What are the components of income factor?
Economists divide the factors of production, also known as economic resources, into four groups. They are:
- Capital
- Labor
- Land
- Entrepreneurship
Interest for capital
Capital includes man-made equipment for making goods and providing services. Examples are computer machines and equipment. Capital suppliers receive interest as compensation.
Wages for labor
Labor represents the efforts, knowledge, and skills of individuals in the production process. Sometimes, we call it human resources. Workers receive wages as compensation for their services.
Rent for land
Land includes natural resources such as minerals, sea, arable land, and the environment. They may be renewable and non-renewable resources. This factor supplier accepts rent as compensation.
Profit for entrepreneurs
Entrepreneurs are individuals who take business risks to meet the needs of consumers. They combine three other factors of production to produce goods or services. As compensation, they make a profit (dividends and retained earnings).

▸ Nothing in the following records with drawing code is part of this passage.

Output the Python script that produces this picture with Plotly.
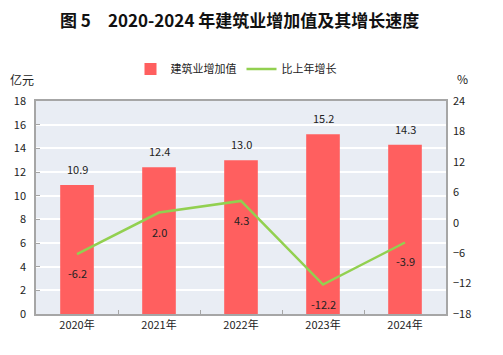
import plotly.graph_objects as go

years = ["2020年", "2021年", "2022年", "2023年", "2024年"]
value_added = [10.9, 12.4, 13.0, 15.2, 14.3]
growth = [-6.2, 2.0, 4.3, -12.2, -3.9]

FONT = "Noto Sans CJK SC"
OFF = 8  # page body margin offset
W, H = 503 - OFF, 355 - OFF
L, R, T, B = 36 - OFF, 57, 101 - OFF, 41
pw = W - L - R
ph = H - T - B


def px_x(px):
    return (px - OFF - L) / pw


def px_y(py):
    return (H - B - (py - OFF)) / ph


fig = go.Figure()
fig.add_trace(go.Bar(
    x=years, y=value_added, name="建筑业增加值",
    marker=dict(color="#ff5f5f", line=dict(width=0)),
    width=0.41,
))
fig.add_trace(go.Scatter(
    x=years, y=growth, name="比上年增长", yaxis="y2",
    mode="lines", line=dict(color="#92d050", width=2.5),
))

annotations = []
for yr, v in zip(years, value_added):
    annotations.append(dict(x=yr, y=v, xref="x", yref="y", text=f"{v:.1f}",
                            showarrow=False, yshift=16,
                            font=dict(size=11, color="#222222")))
for yr, v in zip(years, growth):
    annotations.append(dict(x=yr, y=v, xref="x", yref="y2", text=f"{v:.1f}",
                            showarrow=False, yshift=-19,
                            font=dict(size=11, color="#222222")))
annotations.append(dict(text="亿元", x=px_x(22), y=px_y(79), xref="paper", yref="paper",
                        xanchor="center", yanchor="middle",
                        showarrow=False, font=dict(size=12)))
annotations.append(dict(text="%", x=px_x(462), y=px_y(78), xref="paper", yref="paper",
                        xanchor="center", yanchor="middle",
                        showarrow=False, font=dict(size=12)))
annotations.append(dict(text="<b>图 5　2020-2024 年建筑业增加值及其增长速度</b>",
                        x=px_x(239), y=px_y(19), xref="paper", yref="paper",
                        xanchor="center", yanchor="middle", showarrow=False,
                        font=dict(size=17, color="#111111", family=FONT)))

fig.update_layout(
    width=W, height=H,
    margin=dict(l=L, r=R, t=T, b=B, autoexpand=False),
    paper_bgcolor="white", plot_bgcolor="#e9edf4",
    font=dict(family=FONT, size=11, color="#222222"),
    showlegend=True,
    legend=dict(orientation="h", x=px_x(236), xanchor="center", y=px_y(69), yanchor="middle",
                font=dict(size=11, family=FONT), bgcolor="rgba(0,0,0,0)"),
    xaxis=dict(showline=True, linecolor="#a6a6a6", linewidth=1.5, mirror=True,
               ticks="inside", tickson="boundaries", ticklen=4, tickcolor="#a6a6a6",
               tickfont=dict(size=11)),
    yaxis=dict(range=[0, 18], dtick=2, showgrid=True, gridcolor="white", gridwidth=1.5,
               showline=True, linecolor="#a6a6a6", linewidth=1.5, mirror=True,
               zeroline=False, ticks="inside", ticklen=4, tickcolor="#a6a6a6",
               tickfont=dict(size=11), ticklabelstandoff=6),
    yaxis2=dict(range=[-18, 24], dtick=6, overlaying="y", side="right",
                showgrid=False, zeroline=False, showline=False,
                tickfont=dict(size=11), ticklabelstandoff=6),
    annotations=annotations,
)

fig.write_html("out.html")
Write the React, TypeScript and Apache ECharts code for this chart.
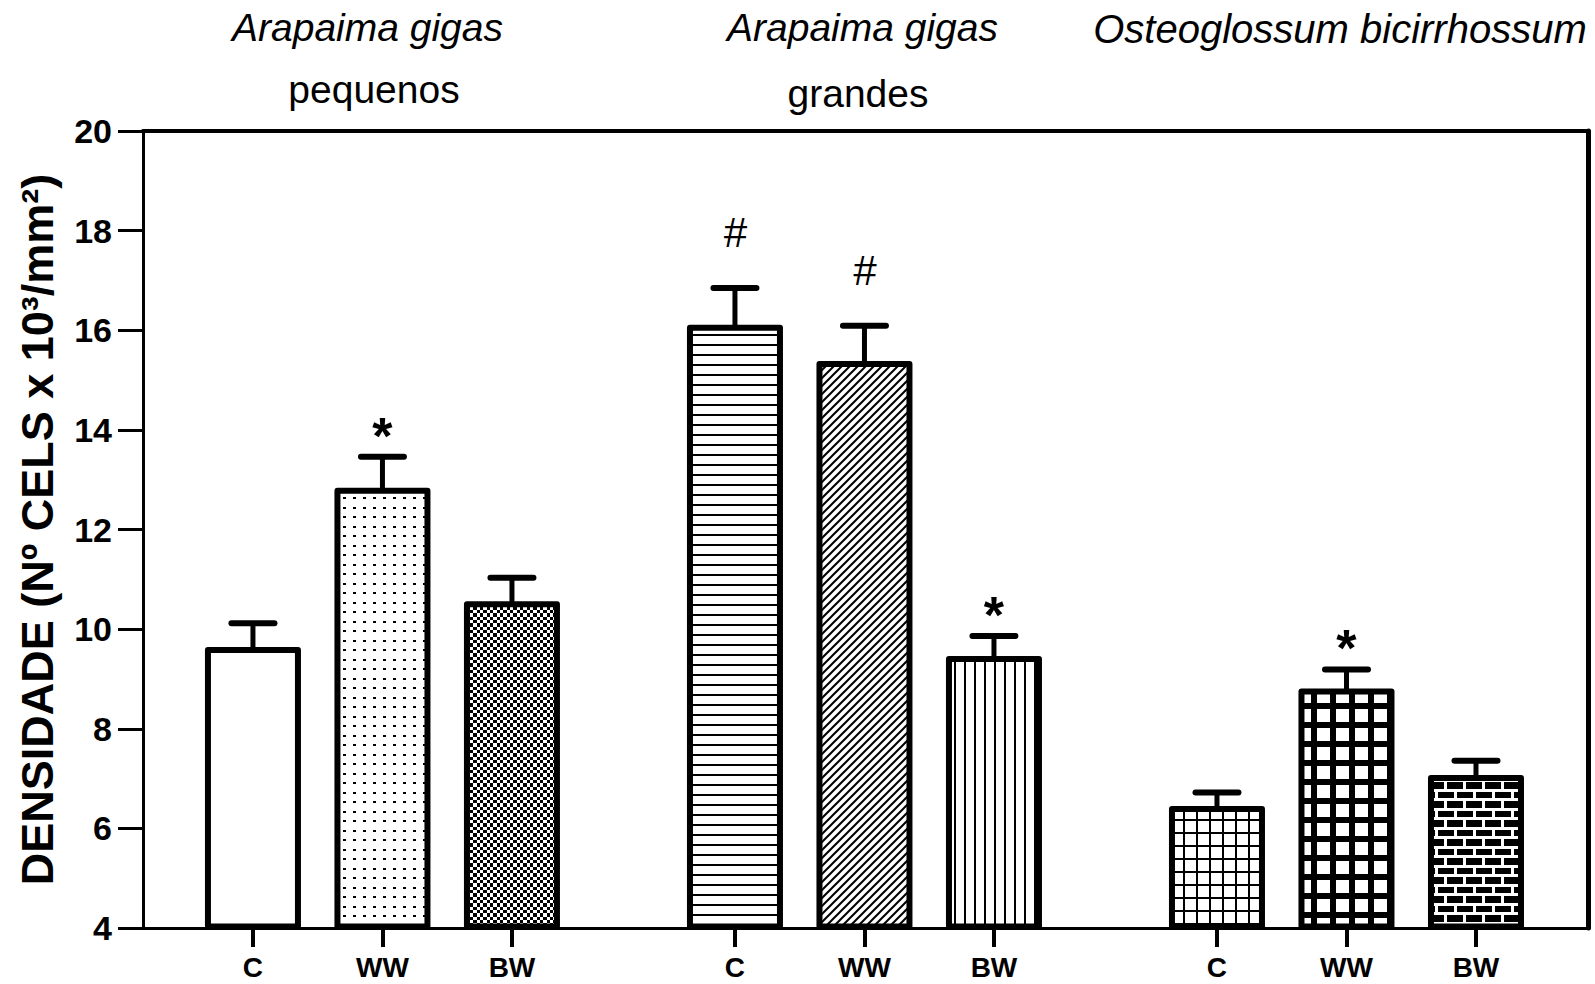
import React, { useEffect, useRef } from "react";
import * as echarts from "echarts";

// ---------- data ----------
const speciesTitles = ["Arapaima gigas", "Arapaima gigas", "Osteoglossum bicirrhossum"];
const sizeSubtitles = ["pequenos", "grandes", ""];
const treatments = ["C", "WW", "BW"];
const means = [9.58, 12.78, 10.5, 16.05, 15.32, 9.4, 6.39, 8.75, 7.01];
const sems = [0.54, 0.68, 0.53, 0.8, 0.77, 0.46, 0.33, 0.44, 0.35];
const marks = ["", "*", "", "#", "#", "*", "", "*", ""];
const Y_MIN = 4;
const Y_MAX = 20;
const Y_STEP = 2;
const yAxisName = "DENSIDADE (Nº CELS x 10³/mm²)";

// ---------- layout ----------
const FONT = '"Liberation Sans", Arial, Helvetica, sans-serif';
const GROUP_STEP = 3.722; // slot units between groups
const X_MIN = -0.849;
const X_MAX = 10.309;
const BAR_W = 0.695;

const xPositions: number[] = [];
const xLabels: string[] = [];
for (let g = 0; g < speciesTitles.length; g++) {
  for (let t = 0; t < treatments.length; t++) {
    xPositions.push(+(g * GROUP_STEP + t).toFixed(4));
    xLabels.push(treatments[t]);
  }
}

function makePattern(w: number, h: number, draw: (ctx: CanvasRenderingContext2D) => void) {
  const c = document.createElement("canvas");
  c.width = w;
  c.height = h;
  const ctx = c.getContext("2d") as CanvasRenderingContext2D;
  ctx.fillStyle = "#fff";
  ctx.fillRect(0, 0, w, h);
  ctx.fillStyle = "#000";
  ctx.strokeStyle = "#000";
  draw(ctx);
  return { image: c, repeat: "repeat", imageWidth: w, imageHeight: h } as any;
}

function buildFills(): any[] {
  return [
    "#ffffff",
    // sparse dots
    makePattern(10, 19, (ctx) => {
      ctx.fillRect(3, 3, 3, 2);
      ctx.fillRect(3, 13, 3, 2);
    }),
    // fine checkerboard
    makePattern(20, 20, (ctx) => {
      const b = [0, 3, 7, 10, 13, 17, 20];
      for (let r = 0; r < 6; r++)
        for (let q = 0; q < 6; q++)
          if ((r + q) % 2 === 0) ctx.fillRect(b[q], b[r], b[q + 1] - b[q], b[r + 1] - b[r]);
    }),
    // horizontal lines
    makePattern(10, 10, (ctx) => {
      ctx.fillRect(0, 4, 10, 2);
    }),
    // diagonal lines
    makePattern(8, 8, (ctx) => {
      ctx.lineWidth = 2;
      ctx.beginPath();
      ctx.moveTo(-1, 9);
      ctx.lineTo(9, -1);
      ctx.moveTo(-1, 1);
      ctx.lineTo(1, -1);
      ctx.moveTo(7, 9);
      ctx.lineTo(9, 7);
      ctx.stroke();
    }),
    // vertical lines
    makePattern(10, 10, (ctx) => {
      ctx.fillRect(4, 0, 2, 10);
    }),
    // fine grid
    makePattern(13, 13, (ctx) => {
      ctx.fillRect(0, 0, 13, 2);
      ctx.fillRect(0, 0, 2, 13);
    }),
    // coarse grid
    makePattern(19, 19, (ctx) => {
      ctx.fillRect(0, 0, 19, 6);
      ctx.fillRect(0, 0, 6, 19);
    }),
    // bricks
    makePattern(38, 19, (ctx) => {
      ctx.fillRect(0, 0, 38, 19);
      ctx.fillStyle = "#fff";
      ctx.fillRect(0, 0, 38, 3);
      ctx.fillRect(0, 10, 38, 3);
      ctx.fillRect(0, 3, 3, 7);
      ctx.fillRect(19, 3, 3, 7);
      ctx.fillRect(10, 13, 3, 6);
      ctx.fillRect(29, 13, 3, 6);
    }),
  ];
}

export default function App() {
  const ref = useRef<HTMLDivElement>(null);

  useEffect(() => {
    if (!ref.current) return;
    const chart = echarts.init(ref.current, undefined, { renderer: "svg" });
    const fills = buildFills();
    const data = xPositions.map((x, i) => [x, means[i], sems[i]]);

    const renderItem = (params: any, api: any) => {
      const i = params.dataIndex;
      const xv = api.value(0);
      const m = api.value(1);
      const e = api.value(2);
      const base = api.coord([xv, Y_MIN]);
      const top = api.coord([xv, m]);
      const cap = api.coord([xv, m + e]);
      const bw = api.size([BAR_W, 0])[0];
      const children: any[] = [
        {
          type: "line",
          shape: { x1: top[0], y1: top[1], x2: cap[0], y2: cap[1] },
          style: { stroke: "#000", lineWidth: 5 },
        },
        {
          type: "line",
          shape: { x1: cap[0] - 21.5, y1: cap[1], x2: cap[0] + 21.5, y2: cap[1] },
          style: { stroke: "#000", lineWidth: 6, lineCap: "round" },
        },
        {
          type: "rect",
          shape: { x: top[0] - bw / 2, y: top[1], width: bw, height: base[1] - 1.5 - top[1] },
          style: { fill: fills[i], stroke: "#000", lineWidth: 6, lineJoin: "round" },
        },
      ];
      const mk = marks[i];
      if (mk) {
        const isStar = mk === "*";
        children.push({
          type: "text",
          x: cap[0],
          y: cap[1] - (isStar ? 21 : 55),
          style: {
            text: mk,
            fill: "#000",
            font: isStar ? `bold 52px ${FONT}` : `italic 42px ${FONT}`,
            align: "center",
            verticalAlign: "middle",
          },
        });
      }
      return { type: "group", children };
    };

    const titleX = [367.5, 862.5, 1340];
    const titleY = [27.5, 27.5, 29];
    const subX = [374, 858];
    const subY = [89.5, 93.5];
    const graphics: any[] = [];
    speciesTitles.forEach((t, g) => {
      graphics.push({
        type: "text",
        x: titleX[g],
        y: titleY[g],
        style: {
          text: t,
          fill: "#000",
          font: `italic ${g === 2 ? 40 : 39}px ${FONT}`,
          align: "center",
          verticalAlign: "middle",
        },
      });
      if (sizeSubtitles[g]) {
        graphics.push({
          type: "text",
          x: subX[g],
          y: subY[g],
          style: {
            text: sizeSubtitles[g],
            fill: "#000",
            font: `39px ${FONT}`,
            align: "center",
            verticalAlign: "middle",
          },
        });
      }
    });

    const option: any = {
      animation: false,
      backgroundColor: "#ffffff",
      grid: { left: 143, top: 131, width: 1445, height: 797, containLabel: false, outerBoundsMode: "none" },
      xAxis: [
        {
          type: "value",
          min: X_MIN,
          max: X_MAX,
          position: "bottom",
          axisLine: { show: true, onZero: false, lineStyle: { color: "#000", width: 3 } },
          axisTick: { show: true, customValues: xPositions, length: 19, lineStyle: { color: "#000", width: 4 } },
          axisLabel: {
            show: true,
            customValues: xPositions,
            formatter: (v: number) => {
              let best = 0;
              for (let k = 1; k < xPositions.length; k++)
                if (Math.abs(xPositions[k] - v) < Math.abs(xPositions[best] - v)) best = k;
              return xLabels[best];
            },
            margin: 25,
            fontSize: 28,
            fontWeight: "bold",
            fontFamily: FONT,
            color: "#000",
          },
          splitLine: { show: false },
        },
        {
          type: "value",
          min: X_MIN,
          max: X_MAX,
          position: "top",
          axisLine: { show: true, onZero: false, lineStyle: { color: "#000", width: 4 } },
          axisTick: { show: false },
          axisLabel: { show: false },
          splitLine: { show: false },
        },
      ],
      yAxis: [
        {
          type: "value",
          min: Y_MIN,
          max: Y_MAX,
          interval: Y_STEP,
          position: "left",
          name: yAxisName,
          nameLocation: "middle",
          nameGap: 83,
          nameTextStyle: { fontSize: 45, fontWeight: "bold", fontFamily: FONT, color: "#000" },
          axisLine: { show: true, onZero: false, lineStyle: { color: "#000", width: 3 } },
          axisTick: { show: true, length: 25, lineStyle: { color: "#000", width: 3 } },
          axisLabel: { margin: 31, fontSize: 34, fontWeight: "bold", fontFamily: FONT, color: "#000" },
          splitLine: { show: false },
        },
        {
          type: "value",
          min: Y_MIN,
          max: Y_MAX,
          interval: Y_STEP,
          position: "right",
          axisLine: { show: true, onZero: false, lineStyle: { color: "#000", width: 5 } },
          axisTick: { show: false },
          axisLabel: { show: false },
          splitLine: { show: false },
        },
      ],
      graphic: graphics,
      series: [
        {
          type: "custom",
          xAxisIndex: 0,
          yAxisIndex: 0,
          renderItem,
          encode: { x: 0, y: 1 },
          data,
          clip: false,
          z: 10,
        },
      ],
    };
    chart.setOption(option);
    return () => chart.dispose();
  }, []);

  return (
    <div
      ref={ref}
      style={{ position: "fixed", left: 0, top: 0, width: 1595, height: 984, background: "#fff" }}
    />
  );
}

Why is the income factor important?
In macroeconomics, we use this term to determine the difference between gross domestic product (GDP) and gross national product (GNP).
GDP measures the total market value of goods and services produced by factors of production (for example, labor, capital, etc.) within the country, regardless of whether they are owned by citizens or foreigners.
Whereas, the GNP measures the market value of all final goods and services produced by the factors of production provided by citizens, regardless of whether production takes place inside or outside the country. GNP includes goods and services produced by citizens abroad. But, it excludes goods and services provided by foreigners in the country.
For example, income from capital owned by foreigners invested in Indonesia is included in Indonesia’s GDP but not its GNP. The income of Indonesian citizens working abroad is included in the Indonesian GNP but not in Indonesia’s GDP.
The difference between GNP and GDP is usually small because the income generated by citizens abroad and by foreigners at home often compensates for each other. Significant differences in income factors are more likely to be found in small developing countries, where most of the income can be generated by foreign direct investment (FDI).
Analysts prefer to use GDP rather than GNP. They consider GDP more comprehensive. It measures the value of goods and services produced domestically and therefore has an impact on economic growth, employment, and the investment environment in the domestic economy.